Using the listing below, report all lines holding the word "with".
══ Dataset records ══
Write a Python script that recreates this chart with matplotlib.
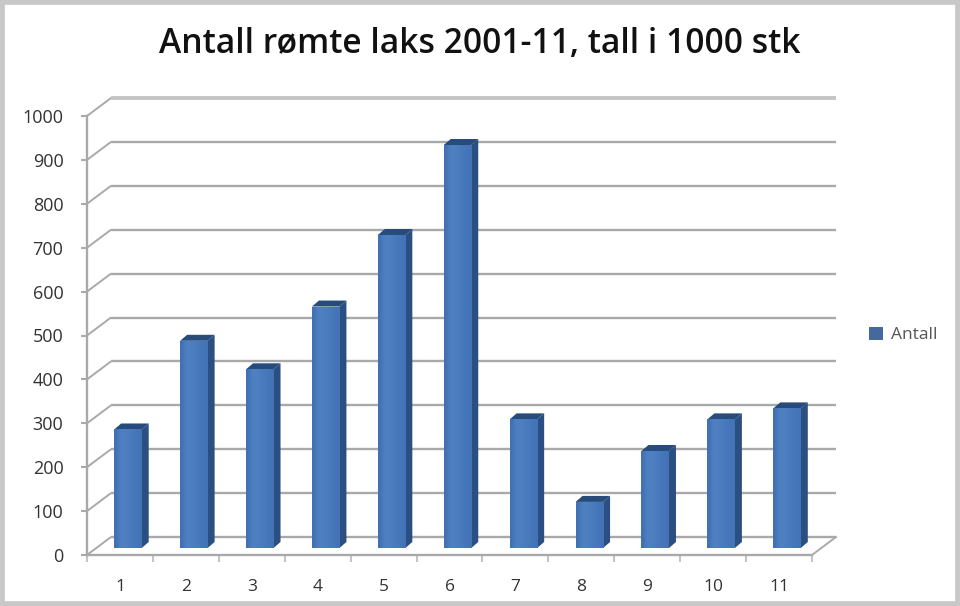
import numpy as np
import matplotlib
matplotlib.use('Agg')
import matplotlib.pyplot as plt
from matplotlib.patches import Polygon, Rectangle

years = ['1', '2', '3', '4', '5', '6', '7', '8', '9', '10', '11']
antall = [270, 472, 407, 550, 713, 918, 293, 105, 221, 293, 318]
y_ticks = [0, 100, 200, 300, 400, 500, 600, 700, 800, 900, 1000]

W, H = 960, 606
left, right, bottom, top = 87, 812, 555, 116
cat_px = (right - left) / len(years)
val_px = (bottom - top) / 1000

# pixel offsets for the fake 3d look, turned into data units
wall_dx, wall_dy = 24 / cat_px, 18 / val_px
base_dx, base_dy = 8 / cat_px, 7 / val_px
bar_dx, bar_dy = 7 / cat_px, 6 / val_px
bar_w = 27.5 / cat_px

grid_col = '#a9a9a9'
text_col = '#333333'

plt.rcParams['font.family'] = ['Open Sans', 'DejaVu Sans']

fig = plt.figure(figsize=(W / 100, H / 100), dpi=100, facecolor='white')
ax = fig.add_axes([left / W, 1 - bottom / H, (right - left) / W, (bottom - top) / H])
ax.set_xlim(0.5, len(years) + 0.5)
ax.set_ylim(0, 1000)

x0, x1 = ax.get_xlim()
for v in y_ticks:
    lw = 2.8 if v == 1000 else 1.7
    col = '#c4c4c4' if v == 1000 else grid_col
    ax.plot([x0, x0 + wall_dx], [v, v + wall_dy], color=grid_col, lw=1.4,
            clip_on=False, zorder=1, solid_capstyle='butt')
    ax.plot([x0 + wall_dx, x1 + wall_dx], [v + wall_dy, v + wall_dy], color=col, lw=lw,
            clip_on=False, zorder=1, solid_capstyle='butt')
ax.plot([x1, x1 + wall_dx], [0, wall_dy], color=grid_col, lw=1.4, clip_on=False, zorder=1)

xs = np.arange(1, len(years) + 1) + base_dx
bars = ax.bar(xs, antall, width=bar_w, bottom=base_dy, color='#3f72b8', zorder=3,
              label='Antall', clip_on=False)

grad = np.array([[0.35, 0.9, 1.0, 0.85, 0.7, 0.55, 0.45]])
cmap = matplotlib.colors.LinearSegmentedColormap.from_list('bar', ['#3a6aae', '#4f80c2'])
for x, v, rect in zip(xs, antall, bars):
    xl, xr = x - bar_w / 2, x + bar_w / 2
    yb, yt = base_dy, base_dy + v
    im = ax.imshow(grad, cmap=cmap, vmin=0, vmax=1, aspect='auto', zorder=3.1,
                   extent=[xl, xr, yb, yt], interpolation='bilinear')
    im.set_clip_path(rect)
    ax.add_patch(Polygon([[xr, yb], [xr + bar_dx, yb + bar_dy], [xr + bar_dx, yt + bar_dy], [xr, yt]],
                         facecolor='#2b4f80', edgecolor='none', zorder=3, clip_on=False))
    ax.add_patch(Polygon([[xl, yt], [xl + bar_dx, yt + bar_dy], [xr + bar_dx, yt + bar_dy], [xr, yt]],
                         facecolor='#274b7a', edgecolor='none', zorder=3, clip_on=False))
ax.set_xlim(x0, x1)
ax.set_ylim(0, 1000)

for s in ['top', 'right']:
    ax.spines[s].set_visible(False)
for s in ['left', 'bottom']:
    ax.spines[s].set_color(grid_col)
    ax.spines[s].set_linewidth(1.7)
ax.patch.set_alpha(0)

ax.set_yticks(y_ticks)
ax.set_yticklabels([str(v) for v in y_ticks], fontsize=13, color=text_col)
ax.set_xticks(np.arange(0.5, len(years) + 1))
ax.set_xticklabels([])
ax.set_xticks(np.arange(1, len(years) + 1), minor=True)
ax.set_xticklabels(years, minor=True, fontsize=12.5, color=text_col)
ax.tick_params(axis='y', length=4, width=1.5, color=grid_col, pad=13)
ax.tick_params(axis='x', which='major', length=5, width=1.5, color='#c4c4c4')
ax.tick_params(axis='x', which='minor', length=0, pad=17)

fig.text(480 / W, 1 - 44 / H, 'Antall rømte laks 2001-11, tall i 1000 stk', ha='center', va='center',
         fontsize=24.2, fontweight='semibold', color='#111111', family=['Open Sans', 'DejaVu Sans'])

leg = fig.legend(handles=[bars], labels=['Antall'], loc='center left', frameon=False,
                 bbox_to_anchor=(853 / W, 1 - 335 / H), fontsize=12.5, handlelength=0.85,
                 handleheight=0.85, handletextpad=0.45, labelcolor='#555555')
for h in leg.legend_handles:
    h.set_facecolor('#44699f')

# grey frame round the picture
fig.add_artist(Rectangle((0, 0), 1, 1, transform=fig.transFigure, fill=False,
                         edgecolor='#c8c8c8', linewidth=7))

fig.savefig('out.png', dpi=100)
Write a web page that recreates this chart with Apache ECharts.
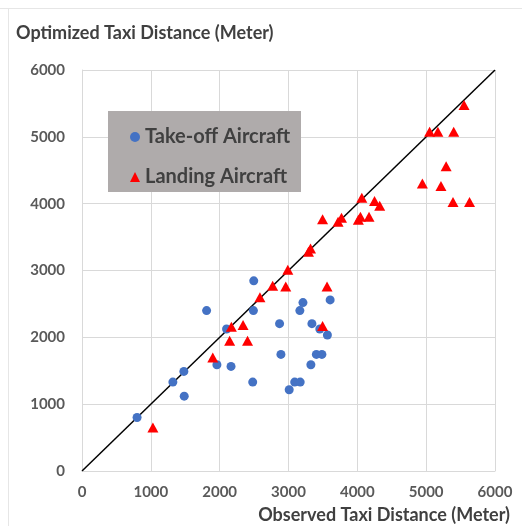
═══
Result below »
Write a Python script that recreates this chart with matplotlib.
Write a web page that recreates this chart with Apache ECharts.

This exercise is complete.